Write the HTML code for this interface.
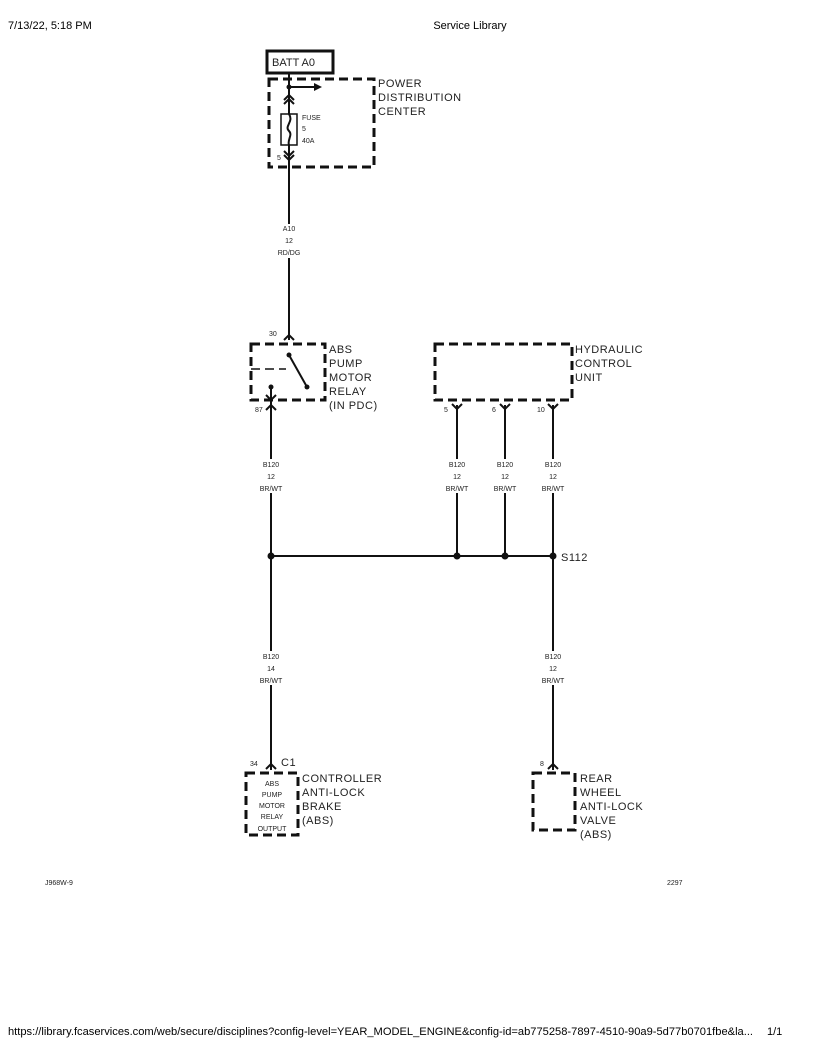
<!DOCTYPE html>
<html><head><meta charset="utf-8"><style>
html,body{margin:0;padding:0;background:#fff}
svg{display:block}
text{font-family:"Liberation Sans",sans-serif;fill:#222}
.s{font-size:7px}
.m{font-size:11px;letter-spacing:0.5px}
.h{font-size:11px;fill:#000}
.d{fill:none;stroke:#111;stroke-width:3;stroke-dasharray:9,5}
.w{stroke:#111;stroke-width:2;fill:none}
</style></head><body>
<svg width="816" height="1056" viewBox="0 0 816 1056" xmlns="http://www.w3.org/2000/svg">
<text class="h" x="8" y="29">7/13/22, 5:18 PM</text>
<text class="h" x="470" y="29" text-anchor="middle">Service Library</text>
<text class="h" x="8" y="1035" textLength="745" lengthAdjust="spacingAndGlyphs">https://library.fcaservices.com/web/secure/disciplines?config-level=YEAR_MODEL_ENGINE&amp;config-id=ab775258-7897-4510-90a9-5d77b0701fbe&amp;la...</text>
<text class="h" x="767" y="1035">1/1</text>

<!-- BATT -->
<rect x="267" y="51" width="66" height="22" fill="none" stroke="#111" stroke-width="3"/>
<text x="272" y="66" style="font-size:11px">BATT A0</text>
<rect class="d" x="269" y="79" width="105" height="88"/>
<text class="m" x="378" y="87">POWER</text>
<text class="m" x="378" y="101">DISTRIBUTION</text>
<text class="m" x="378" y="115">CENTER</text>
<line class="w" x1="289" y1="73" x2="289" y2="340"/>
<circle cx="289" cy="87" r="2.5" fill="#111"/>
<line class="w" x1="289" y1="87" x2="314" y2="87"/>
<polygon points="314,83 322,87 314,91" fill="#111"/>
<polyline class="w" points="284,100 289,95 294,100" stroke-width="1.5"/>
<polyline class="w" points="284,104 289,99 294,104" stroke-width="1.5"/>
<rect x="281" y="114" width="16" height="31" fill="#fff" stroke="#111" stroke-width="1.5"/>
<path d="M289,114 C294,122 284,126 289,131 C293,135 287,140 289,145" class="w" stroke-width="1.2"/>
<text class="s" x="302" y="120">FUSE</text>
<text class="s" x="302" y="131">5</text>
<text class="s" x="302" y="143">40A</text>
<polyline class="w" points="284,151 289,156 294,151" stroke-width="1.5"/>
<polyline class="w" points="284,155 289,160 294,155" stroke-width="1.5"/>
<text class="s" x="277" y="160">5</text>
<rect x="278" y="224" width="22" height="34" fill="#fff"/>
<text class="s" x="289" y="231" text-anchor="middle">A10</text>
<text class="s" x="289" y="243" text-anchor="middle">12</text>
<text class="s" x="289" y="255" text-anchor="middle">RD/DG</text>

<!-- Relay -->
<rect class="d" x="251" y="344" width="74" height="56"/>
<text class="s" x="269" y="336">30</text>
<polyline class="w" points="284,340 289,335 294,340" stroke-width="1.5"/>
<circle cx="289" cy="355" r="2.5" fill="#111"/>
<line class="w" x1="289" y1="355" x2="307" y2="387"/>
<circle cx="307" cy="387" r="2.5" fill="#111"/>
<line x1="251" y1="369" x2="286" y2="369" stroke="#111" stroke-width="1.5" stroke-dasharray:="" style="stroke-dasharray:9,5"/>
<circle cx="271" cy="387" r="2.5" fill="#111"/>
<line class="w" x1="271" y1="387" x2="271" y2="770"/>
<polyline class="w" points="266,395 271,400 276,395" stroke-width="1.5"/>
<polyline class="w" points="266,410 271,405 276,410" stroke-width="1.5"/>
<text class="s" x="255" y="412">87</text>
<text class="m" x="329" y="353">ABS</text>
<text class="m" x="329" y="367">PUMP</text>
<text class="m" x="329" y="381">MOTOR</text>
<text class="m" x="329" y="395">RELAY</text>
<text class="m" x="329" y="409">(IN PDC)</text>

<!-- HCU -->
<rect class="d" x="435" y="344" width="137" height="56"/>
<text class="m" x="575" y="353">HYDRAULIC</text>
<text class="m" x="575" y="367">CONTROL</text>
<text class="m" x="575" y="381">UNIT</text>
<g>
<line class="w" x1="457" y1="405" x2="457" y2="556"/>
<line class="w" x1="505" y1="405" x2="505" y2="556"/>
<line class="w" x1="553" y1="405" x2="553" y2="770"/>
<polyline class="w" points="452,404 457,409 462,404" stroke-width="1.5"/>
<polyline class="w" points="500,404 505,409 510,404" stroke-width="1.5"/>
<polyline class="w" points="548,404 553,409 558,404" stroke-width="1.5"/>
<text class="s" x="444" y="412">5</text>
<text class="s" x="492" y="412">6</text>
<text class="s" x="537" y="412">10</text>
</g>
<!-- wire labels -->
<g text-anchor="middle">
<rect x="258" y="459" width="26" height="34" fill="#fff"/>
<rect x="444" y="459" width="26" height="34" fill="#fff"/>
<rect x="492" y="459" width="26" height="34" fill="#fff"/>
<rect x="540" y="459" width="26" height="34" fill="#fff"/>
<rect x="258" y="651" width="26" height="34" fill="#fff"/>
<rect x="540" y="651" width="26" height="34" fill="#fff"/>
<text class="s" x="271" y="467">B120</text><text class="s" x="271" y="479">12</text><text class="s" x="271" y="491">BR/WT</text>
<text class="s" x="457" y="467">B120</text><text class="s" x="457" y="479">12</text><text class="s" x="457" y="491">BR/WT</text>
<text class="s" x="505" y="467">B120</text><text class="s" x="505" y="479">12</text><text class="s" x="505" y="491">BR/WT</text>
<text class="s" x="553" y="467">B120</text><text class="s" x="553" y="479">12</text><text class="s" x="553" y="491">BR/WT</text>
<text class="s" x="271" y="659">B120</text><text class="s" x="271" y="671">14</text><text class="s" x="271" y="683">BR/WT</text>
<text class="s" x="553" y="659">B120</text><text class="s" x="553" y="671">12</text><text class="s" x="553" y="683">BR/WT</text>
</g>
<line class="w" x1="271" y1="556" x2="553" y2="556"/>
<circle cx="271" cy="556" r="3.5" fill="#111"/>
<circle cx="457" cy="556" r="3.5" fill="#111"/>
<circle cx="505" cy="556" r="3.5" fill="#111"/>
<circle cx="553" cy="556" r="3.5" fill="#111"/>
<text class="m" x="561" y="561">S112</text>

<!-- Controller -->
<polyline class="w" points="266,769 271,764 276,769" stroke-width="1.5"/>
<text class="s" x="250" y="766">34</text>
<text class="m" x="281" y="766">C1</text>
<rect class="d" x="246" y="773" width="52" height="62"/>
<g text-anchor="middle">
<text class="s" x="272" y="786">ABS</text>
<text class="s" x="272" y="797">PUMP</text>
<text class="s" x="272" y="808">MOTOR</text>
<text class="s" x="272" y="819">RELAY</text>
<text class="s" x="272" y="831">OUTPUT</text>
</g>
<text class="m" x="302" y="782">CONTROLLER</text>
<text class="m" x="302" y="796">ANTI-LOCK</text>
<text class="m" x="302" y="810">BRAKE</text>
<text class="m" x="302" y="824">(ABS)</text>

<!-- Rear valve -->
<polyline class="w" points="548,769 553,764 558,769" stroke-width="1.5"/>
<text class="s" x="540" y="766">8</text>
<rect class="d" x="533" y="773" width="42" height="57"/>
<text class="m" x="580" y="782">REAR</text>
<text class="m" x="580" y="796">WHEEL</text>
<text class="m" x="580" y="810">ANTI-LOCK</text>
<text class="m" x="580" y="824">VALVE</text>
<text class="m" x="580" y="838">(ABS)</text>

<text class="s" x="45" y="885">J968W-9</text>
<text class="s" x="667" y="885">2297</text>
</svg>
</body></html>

- - - - -

WHAT IS REQUIRED.
Repeat the lines above exactly, and keep every picture out.

EXPECTED OUTPUT.
Write the HTML code for this interface.
<!DOCTYPE html>
<html><head><meta charset="utf-8"><style>
html,body{margin:0;padding:0;background:#fff}
svg{display:block}
text{font-family:"Liberation Sans",sans-serif;fill:#222}
.s{font-size:7px}
.m{font-size:11px;letter-spacing:0.5px}
.h{font-size:11px;fill:#000}
.d{fill:none;stroke:#111;stroke-width:3;stroke-dasharray:9,5}
.w{stroke:#111;stroke-width:2;fill:none}
</style></head><body>
<svg width="816" height="1056" viewBox="0 0 816 1056" xmlns="http://www.w3.org/2000/svg">
<text class="h" x="8" y="29">7/13/22, 5:18 PM</text>
<text class="h" x="470" y="29" text-anchor="middle">Service Library</text>
<text class="h" x="8" y="1035" textLength="745" lengthAdjust="spacingAndGlyphs">https://library.fcaservices.com/web/secure/disciplines?config-level=YEAR_MODEL_ENGINE&amp;config-id=ab775258-7897-4510-90a9-5d77b0701fbe&amp;la...</text>
<text class="h" x="767" y="1035">1/1</text>

<!-- BATT -->
<rect x="267" y="51" width="66" height="22" fill="none" stroke="#111" stroke-width="3"/>
<text x="272" y="66" style="font-size:11px">BATT A0</text>
<rect class="d" x="269" y="79" width="105" height="88"/>
<text class="m" x="378" y="87">POWER</text>
<text class="m" x="378" y="101">DISTRIBUTION</text>
<text class="m" x="378" y="115">CENTER</text>
<line class="w" x1="289" y1="73" x2="289" y2="340"/>
<circle cx="289" cy="87" r="2.5" fill="#111"/>
<line class="w" x1="289" y1="87" x2="314" y2="87"/>
<polygon points="314,83 322,87 314,91" fill="#111"/>
<polyline class="w" points="284,100 289,95 294,100" stroke-width="1.5"/>
<polyline class="w" points="284,104 289,99 294,104" stroke-width="1.5"/>
<rect x="281" y="114" width="16" height="31" fill="#fff" stroke="#111" stroke-width="1.5"/>
<path d="M289,114 C294,122 284,126 289,131 C293,135 287,140 289,145" class="w" stroke-width="1.2"/>
<text class="s" x="302" y="120">FUSE</text>
<text class="s" x="302" y="131">5</text>
<text class="s" x="302" y="143">40A</text>
<polyline class="w" points="284,151 289,156 294,151" stroke-width="1.5"/>
<polyline class="w" points="284,155 289,160 294,155" stroke-width="1.5"/>
<text class="s" x="277" y="160">5</text>
<rect x="278" y="224" width="22" height="34" fill="#fff"/>
<text class="s" x="289" y="231" text-anchor="middle">A10</text>
<text class="s" x="289" y="243" text-anchor="middle">12</text>
<text class="s" x="289" y="255" text-anchor="middle">RD/DG</text>

<!-- Relay -->
<rect class="d" x="251" y="344" width="74" height="56"/>
<text class="s" x="269" y="336">30</text>
<polyline class="w" points="284,340 289,335 294,340" stroke-width="1.5"/>
<circle cx="289" cy="355" r="2.5" fill="#111"/>
<line class="w" x1="289" y1="355" x2="307" y2="387"/>
<circle cx="307" cy="387" r="2.5" fill="#111"/>
<line x1="251" y1="369" x2="286" y2="369" stroke="#111" stroke-width="1.5" stroke-dasharray:="" style="stroke-dasharray:9,5"/>
<circle cx="271" cy="387" r="2.5" fill="#111"/>
<line class="w" x1="271" y1="387" x2="271" y2="770"/>
<polyline class="w" points="266,395 271,400 276,395" stroke-width="1.5"/>
<polyline class="w" points="266,410 271,405 276,410" stroke-width="1.5"/>
<text class="s" x="255" y="412">87</text>
<text class="m" x="329" y="353">ABS</text>
<text class="m" x="329" y="367">PUMP</text>
<text class="m" x="329" y="381">MOTOR</text>
<text class="m" x="329" y="395">RELAY</text>
<text class="m" x="329" y="409">(IN PDC)</text>

<!-- HCU -->
<rect class="d" x="435" y="344" width="137" height="56"/>
<text class="m" x="575" y="353">HYDRAULIC</text>
<text class="m" x="575" y="367">CONTROL</text>
<text class="m" x="575" y="381">UNIT</text>
<g>
<line class="w" x1="457" y1="405" x2="457" y2="556"/>
<line class="w" x1="505" y1="405" x2="505" y2="556"/>
<line class="w" x1="553" y1="405" x2="553" y2="770"/>
<polyline class="w" points="452,404 457,409 462,404" stroke-width="1.5"/>
<polyline class="w" points="500,404 505,409 510,404" stroke-width="1.5"/>
<polyline class="w" points="548,404 553,409 558,404" stroke-width="1.5"/>
<text class="s" x="444" y="412">5</text>
<text class="s" x="492" y="412">6</text>
<text class="s" x="537" y="412">10</text>
</g>
<!-- wire labels -->
<g text-anchor="middle">
<rect x="258" y="459" width="26" height="34" fill="#fff"/>
<rect x="444" y="459" width="26" height="34" fill="#fff"/>
<rect x="492" y="459" width="26" height="34" fill="#fff"/>
<rect x="540" y="459" width="26" height="34" fill="#fff"/>
<rect x="258" y="651" width="26" height="34" fill="#fff"/>
<rect x="540" y="651" width="26" height="34" fill="#fff"/>
<text class="s" x="271" y="467">B120</text><text class="s" x="271" y="479">12</text><text class="s" x="271" y="491">BR/WT</text>
<text class="s" x="457" y="467">B120</text><text class="s" x="457" y="479">12</text><text class="s" x="457" y="491">BR/WT</text>
<text class="s" x="505" y="467">B120</text><text class="s" x="505" y="479">12</text><text class="s" x="505" y="491">BR/WT</text>
<text class="s" x="553" y="467">B120</text><text class="s" x="553" y="479">12</text><text class="s" x="553" y="491">BR/WT</text>
<text class="s" x="271" y="659">B120</text><text class="s" x="271" y="671">14</text><text class="s" x="271" y="683">BR/WT</text>
<text class="s" x="553" y="659">B120</text><text class="s" x="553" y="671">12</text><text class="s" x="553" y="683">BR/WT</text>
</g>
<line class="w" x1="271" y1="556" x2="553" y2="556"/>
<circle cx="271" cy="556" r="3.5" fill="#111"/>
<circle cx="457" cy="556" r="3.5" fill="#111"/>
<circle cx="505" cy="556" r="3.5" fill="#111"/>
<circle cx="553" cy="556" r="3.5" fill="#111"/>
<text class="m" x="561" y="561">S112</text>

<!-- Controller -->
<polyline class="w" points="266,769 271,764 276,769" stroke-width="1.5"/>
<text class="s" x="250" y="766">34</text>
<text class="m" x="281" y="766">C1</text>
<rect class="d" x="246" y="773" width="52" height="62"/>
<g text-anchor="middle">
<text class="s" x="272" y="786">ABS</text>
<text class="s" x="272" y="797">PUMP</text>
<text class="s" x="272" y="808">MOTOR</text>
<text class="s" x="272" y="819">RELAY</text>
<text class="s" x="272" y="831">OUTPUT</text>
</g>
<text class="m" x="302" y="782">CONTROLLER</text>
<text class="m" x="302" y="796">ANTI-LOCK</text>
<text class="m" x="302" y="810">BRAKE</text>
<text class="m" x="302" y="824">(ABS)</text>

<!-- Rear valve -->
<polyline class="w" points="548,769 553,764 558,769" stroke-width="1.5"/>
<text class="s" x="540" y="766">8</text>
<rect class="d" x="533" y="773" width="42" height="57"/>
<text class="m" x="580" y="782">REAR</text>
<text class="m" x="580" y="796">WHEEL</text>
<text class="m" x="580" y="810">ANTI-LOCK</text>
<text class="m" x="580" y="824">VALVE</text>
<text class="m" x="580" y="838">(ABS)</text>

<text class="s" x="45" y="885">J968W-9</text>
<text class="s" x="667" y="885">2297</text>
</svg>
</body></html>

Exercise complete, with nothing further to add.